DIRECTIVE => Starting at the line that contains "Generate a Python" and stopping at the line that contains "1362, 1323, 1272]", transcribe every line of the material below exactly; pictures stay out.

EXERCISE DATA =>
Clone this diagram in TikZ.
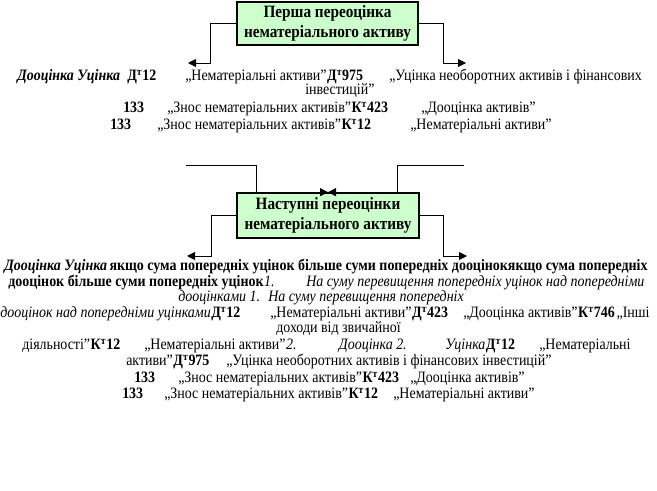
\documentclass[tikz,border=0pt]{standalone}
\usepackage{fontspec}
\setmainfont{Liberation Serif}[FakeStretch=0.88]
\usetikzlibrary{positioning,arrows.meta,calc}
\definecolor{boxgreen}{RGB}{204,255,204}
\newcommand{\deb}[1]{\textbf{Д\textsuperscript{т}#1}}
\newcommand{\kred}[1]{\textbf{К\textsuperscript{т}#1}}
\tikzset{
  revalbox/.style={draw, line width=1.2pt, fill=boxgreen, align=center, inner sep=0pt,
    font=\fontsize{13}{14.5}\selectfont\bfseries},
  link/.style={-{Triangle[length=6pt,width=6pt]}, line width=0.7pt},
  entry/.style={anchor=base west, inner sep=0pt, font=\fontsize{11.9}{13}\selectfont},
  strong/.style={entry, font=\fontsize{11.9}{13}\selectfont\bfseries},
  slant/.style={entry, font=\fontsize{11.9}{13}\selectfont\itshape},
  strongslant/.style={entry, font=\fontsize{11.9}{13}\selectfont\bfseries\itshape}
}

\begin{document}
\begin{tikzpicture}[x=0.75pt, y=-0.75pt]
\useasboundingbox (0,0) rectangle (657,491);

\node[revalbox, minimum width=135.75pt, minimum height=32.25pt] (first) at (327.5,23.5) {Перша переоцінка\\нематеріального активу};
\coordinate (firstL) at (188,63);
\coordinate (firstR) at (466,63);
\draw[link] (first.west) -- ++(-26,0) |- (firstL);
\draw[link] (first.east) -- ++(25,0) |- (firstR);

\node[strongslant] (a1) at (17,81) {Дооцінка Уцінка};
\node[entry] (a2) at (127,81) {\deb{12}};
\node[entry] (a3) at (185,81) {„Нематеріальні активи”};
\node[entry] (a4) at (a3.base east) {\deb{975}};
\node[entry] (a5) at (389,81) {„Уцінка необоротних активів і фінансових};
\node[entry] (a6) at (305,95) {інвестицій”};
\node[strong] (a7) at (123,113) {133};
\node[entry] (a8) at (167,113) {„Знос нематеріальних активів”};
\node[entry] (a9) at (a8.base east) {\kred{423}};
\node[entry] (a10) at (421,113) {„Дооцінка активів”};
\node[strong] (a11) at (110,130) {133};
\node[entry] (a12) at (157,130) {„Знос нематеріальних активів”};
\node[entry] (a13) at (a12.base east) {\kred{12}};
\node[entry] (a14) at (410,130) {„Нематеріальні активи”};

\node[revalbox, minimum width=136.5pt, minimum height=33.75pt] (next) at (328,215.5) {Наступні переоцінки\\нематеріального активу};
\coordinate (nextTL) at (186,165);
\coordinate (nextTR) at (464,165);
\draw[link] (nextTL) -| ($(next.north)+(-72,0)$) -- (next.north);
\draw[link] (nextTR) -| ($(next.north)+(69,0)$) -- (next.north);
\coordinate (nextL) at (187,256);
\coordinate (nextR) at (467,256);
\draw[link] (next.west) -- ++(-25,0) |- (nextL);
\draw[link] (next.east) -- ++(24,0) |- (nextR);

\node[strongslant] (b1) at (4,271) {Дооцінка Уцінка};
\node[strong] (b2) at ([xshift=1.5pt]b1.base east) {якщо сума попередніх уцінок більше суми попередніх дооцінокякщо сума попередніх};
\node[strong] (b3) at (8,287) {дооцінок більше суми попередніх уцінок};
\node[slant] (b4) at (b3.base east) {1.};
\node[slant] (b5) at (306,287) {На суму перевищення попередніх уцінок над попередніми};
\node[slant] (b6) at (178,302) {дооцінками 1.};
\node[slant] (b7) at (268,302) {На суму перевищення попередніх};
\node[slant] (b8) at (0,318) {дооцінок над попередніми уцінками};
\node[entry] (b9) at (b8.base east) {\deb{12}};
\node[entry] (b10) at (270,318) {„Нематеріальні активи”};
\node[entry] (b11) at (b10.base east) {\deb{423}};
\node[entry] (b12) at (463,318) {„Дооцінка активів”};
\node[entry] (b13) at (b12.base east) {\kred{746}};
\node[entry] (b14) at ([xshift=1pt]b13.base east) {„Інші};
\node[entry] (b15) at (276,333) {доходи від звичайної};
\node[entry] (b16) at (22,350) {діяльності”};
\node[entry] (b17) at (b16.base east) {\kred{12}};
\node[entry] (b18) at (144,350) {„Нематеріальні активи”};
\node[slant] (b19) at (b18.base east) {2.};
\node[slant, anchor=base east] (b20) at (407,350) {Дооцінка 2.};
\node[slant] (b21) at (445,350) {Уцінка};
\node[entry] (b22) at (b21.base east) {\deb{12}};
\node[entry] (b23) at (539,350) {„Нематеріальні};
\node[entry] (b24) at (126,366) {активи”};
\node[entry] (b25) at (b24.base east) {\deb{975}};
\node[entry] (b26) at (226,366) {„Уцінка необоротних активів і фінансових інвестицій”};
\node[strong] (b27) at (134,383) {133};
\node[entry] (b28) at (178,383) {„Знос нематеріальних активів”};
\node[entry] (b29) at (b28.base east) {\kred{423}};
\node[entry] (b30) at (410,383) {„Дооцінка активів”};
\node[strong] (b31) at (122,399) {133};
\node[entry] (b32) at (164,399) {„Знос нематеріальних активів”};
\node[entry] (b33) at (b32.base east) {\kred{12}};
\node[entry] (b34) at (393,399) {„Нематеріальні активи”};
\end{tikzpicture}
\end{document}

...

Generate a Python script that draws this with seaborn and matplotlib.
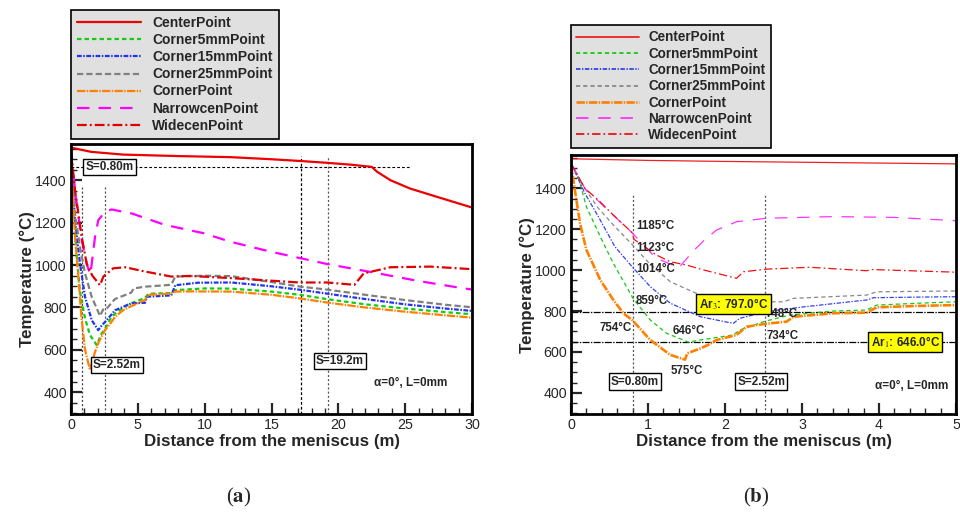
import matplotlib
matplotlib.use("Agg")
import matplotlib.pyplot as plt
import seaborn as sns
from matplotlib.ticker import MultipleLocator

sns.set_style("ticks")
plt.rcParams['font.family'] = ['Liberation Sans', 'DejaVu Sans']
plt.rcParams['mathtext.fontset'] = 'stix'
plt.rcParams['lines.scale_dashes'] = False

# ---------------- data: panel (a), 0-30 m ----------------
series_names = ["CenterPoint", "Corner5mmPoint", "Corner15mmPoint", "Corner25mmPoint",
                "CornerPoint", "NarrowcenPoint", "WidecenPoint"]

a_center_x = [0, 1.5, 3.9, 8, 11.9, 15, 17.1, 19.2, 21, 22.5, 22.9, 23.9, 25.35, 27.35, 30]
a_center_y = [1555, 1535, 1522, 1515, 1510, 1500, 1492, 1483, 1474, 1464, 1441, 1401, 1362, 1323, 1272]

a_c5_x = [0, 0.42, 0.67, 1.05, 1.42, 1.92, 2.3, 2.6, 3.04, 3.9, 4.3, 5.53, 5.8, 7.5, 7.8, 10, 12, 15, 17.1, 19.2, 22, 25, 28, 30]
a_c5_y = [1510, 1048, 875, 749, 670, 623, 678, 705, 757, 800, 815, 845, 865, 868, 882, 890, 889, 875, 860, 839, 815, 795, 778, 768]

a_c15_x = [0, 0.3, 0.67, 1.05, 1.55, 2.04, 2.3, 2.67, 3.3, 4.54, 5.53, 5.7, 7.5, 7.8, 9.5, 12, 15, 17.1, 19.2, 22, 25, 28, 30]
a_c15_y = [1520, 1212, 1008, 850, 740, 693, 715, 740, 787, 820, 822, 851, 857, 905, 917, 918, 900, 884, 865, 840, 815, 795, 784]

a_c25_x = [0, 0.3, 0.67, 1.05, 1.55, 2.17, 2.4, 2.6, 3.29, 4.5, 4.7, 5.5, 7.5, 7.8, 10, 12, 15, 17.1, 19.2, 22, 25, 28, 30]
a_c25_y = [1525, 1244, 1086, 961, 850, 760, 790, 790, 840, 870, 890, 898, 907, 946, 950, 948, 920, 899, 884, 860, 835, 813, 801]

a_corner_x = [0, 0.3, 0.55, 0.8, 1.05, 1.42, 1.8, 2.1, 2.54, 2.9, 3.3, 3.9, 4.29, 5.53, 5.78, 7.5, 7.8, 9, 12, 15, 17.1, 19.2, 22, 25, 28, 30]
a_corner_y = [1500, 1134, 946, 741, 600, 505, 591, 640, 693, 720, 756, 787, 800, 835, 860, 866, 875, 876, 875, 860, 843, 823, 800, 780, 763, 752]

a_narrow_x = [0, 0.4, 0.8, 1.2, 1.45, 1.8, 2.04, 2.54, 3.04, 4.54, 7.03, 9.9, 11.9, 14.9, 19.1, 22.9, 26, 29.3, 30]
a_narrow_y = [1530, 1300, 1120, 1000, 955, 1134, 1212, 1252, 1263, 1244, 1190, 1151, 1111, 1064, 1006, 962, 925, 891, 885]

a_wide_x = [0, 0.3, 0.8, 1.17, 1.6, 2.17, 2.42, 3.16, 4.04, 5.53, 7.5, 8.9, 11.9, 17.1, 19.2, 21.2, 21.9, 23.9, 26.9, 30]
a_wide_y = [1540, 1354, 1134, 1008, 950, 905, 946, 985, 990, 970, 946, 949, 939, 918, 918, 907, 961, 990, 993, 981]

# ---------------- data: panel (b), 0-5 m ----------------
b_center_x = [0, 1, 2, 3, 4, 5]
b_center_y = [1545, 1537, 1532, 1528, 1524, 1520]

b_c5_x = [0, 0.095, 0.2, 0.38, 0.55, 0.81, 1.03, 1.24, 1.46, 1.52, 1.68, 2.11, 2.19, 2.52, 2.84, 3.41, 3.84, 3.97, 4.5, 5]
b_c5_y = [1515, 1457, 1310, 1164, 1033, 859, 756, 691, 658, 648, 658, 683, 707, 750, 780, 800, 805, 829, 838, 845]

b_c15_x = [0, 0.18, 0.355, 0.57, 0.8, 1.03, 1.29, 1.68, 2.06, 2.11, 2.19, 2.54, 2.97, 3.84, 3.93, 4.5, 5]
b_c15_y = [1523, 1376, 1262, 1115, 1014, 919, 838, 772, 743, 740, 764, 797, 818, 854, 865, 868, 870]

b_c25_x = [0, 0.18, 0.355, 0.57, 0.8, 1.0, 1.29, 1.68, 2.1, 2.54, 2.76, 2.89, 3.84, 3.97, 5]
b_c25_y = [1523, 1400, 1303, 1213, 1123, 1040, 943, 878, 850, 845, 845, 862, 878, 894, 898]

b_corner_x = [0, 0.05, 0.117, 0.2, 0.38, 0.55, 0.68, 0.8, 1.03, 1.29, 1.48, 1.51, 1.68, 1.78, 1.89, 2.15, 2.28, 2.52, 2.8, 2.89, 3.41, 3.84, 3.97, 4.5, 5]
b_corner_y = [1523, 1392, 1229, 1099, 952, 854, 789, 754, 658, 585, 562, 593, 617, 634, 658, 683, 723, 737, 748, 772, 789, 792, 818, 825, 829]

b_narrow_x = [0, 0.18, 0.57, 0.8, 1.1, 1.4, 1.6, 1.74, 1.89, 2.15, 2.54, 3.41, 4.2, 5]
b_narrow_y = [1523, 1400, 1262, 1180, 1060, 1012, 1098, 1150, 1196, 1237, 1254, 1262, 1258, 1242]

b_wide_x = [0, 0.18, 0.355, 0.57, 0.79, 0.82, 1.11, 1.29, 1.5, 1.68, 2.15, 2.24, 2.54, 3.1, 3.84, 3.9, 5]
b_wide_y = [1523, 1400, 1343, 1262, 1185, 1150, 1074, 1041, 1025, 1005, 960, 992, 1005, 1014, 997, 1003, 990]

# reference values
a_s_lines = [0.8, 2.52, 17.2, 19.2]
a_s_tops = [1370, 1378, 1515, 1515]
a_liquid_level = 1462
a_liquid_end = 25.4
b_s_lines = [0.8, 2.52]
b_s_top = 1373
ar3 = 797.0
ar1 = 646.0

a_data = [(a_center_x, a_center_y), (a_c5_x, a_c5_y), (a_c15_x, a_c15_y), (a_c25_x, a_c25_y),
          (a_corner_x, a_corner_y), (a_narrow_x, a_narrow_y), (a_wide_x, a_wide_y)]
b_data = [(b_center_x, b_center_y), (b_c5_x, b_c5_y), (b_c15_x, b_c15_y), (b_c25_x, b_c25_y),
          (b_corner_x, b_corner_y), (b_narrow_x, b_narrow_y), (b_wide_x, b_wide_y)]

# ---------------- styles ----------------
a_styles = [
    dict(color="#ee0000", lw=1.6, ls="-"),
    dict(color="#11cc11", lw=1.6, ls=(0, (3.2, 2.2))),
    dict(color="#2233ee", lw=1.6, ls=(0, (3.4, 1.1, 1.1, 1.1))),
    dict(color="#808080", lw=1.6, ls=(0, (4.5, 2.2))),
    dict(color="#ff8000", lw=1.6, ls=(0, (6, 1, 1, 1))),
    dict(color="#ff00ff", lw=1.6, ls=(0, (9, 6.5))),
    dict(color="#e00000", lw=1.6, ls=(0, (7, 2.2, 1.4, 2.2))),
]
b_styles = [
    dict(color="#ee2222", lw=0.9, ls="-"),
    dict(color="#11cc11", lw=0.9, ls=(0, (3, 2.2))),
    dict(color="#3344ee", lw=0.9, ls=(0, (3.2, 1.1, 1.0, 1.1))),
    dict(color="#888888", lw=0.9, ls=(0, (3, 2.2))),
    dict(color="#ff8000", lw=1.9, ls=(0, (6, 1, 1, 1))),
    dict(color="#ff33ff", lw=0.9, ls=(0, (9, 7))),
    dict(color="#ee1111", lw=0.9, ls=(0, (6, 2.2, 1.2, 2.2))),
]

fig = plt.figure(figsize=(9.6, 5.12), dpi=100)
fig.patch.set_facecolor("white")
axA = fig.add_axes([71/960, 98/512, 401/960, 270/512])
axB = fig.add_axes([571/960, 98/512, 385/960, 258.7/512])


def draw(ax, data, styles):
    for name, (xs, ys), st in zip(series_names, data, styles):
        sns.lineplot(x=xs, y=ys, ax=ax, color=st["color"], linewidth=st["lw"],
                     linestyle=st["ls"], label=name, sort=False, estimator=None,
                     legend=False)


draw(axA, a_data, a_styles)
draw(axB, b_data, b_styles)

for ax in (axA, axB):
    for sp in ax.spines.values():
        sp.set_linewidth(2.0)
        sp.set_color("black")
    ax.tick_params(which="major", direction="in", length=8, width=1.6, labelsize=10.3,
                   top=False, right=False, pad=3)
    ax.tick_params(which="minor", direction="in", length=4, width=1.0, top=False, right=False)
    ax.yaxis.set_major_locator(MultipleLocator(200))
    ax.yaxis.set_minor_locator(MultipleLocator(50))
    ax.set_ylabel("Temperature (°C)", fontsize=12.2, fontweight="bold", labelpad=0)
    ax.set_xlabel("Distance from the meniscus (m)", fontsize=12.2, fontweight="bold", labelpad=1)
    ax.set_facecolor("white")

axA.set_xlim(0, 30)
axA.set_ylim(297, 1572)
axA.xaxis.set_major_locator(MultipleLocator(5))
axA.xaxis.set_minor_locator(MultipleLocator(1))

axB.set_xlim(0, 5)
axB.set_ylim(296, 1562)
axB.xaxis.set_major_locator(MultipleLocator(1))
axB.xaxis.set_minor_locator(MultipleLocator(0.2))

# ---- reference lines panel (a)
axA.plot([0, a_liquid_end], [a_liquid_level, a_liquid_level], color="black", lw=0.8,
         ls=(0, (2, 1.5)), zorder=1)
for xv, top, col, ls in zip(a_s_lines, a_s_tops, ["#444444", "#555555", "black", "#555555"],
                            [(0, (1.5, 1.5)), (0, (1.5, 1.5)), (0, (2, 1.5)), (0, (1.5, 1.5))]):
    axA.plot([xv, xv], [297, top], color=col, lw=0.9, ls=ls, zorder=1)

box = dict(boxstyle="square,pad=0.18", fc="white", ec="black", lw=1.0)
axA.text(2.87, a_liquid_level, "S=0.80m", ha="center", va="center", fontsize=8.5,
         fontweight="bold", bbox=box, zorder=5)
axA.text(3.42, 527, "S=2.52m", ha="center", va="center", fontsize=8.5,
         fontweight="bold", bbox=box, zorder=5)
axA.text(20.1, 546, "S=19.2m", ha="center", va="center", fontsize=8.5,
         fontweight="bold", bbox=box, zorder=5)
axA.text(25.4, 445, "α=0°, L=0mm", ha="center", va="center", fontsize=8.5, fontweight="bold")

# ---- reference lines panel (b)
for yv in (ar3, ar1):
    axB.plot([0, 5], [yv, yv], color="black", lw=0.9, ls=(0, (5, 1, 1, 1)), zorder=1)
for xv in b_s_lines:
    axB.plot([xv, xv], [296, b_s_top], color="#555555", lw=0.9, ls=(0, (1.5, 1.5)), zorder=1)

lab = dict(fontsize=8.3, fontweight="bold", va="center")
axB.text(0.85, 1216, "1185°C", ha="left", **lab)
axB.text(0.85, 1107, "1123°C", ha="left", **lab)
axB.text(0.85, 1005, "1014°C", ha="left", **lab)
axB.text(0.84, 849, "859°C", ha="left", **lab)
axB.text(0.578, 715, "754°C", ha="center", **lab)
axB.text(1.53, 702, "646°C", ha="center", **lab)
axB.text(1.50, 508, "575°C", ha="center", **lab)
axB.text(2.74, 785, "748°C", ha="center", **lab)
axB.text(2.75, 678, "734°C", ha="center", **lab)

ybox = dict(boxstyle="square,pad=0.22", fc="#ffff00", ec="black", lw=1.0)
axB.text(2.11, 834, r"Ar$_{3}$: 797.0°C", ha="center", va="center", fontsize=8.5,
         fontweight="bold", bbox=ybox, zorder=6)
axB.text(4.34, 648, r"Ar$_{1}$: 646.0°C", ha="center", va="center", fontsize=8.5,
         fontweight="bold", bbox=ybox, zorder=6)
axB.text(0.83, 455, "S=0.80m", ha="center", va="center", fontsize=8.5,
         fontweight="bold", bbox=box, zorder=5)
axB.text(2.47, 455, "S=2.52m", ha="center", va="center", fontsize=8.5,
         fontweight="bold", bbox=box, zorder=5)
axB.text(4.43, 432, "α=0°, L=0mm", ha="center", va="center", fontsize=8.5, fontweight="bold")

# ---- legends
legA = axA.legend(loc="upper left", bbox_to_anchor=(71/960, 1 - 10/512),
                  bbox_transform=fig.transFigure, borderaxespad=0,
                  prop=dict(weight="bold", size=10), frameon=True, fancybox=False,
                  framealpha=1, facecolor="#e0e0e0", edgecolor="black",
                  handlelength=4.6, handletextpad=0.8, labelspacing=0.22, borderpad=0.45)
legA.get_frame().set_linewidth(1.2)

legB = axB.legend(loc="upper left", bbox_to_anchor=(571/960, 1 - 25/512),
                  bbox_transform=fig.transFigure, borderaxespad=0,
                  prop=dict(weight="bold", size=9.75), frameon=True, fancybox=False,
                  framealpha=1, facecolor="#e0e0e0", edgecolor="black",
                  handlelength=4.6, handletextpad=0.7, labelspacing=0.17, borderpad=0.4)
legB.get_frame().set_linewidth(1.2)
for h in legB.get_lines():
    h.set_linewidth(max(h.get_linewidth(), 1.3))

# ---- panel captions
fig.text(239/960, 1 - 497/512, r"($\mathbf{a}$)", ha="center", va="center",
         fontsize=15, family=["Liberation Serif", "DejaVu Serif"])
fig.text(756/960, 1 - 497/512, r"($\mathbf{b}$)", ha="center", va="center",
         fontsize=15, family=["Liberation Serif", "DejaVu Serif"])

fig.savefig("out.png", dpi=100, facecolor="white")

WRITTEN ANSWER =>
Generate a Python script that draws this with seaborn and matplotlib.
import matplotlib
matplotlib.use("Agg")
import matplotlib.pyplot as plt
import seaborn as sns
from matplotlib.ticker import MultipleLocator

sns.set_style("ticks")
plt.rcParams['font.family'] = ['Liberation Sans', 'DejaVu Sans']
plt.rcParams['mathtext.fontset'] = 'stix'
plt.rcParams['lines.scale_dashes'] = False

# ---------------- data: panel (a), 0-30 m ----------------
series_names = ["CenterPoint", "Corner5mmPoint", "Corner15mmPoint", "Corner25mmPoint",
                "CornerPoint", "NarrowcenPoint", "WidecenPoint"]

a_center_x = [0, 1.5, 3.9, 8, 11.9, 15, 17.1, 19.2, 21, 22.5, 22.9, 23.9, 25.35, 27.35, 30]
a_center_y = [1555, 1535, 1522, 1515, 1510, 1500, 1492, 1483, 1474, 1464, 1441, 1401, 1362, 1323, 1272]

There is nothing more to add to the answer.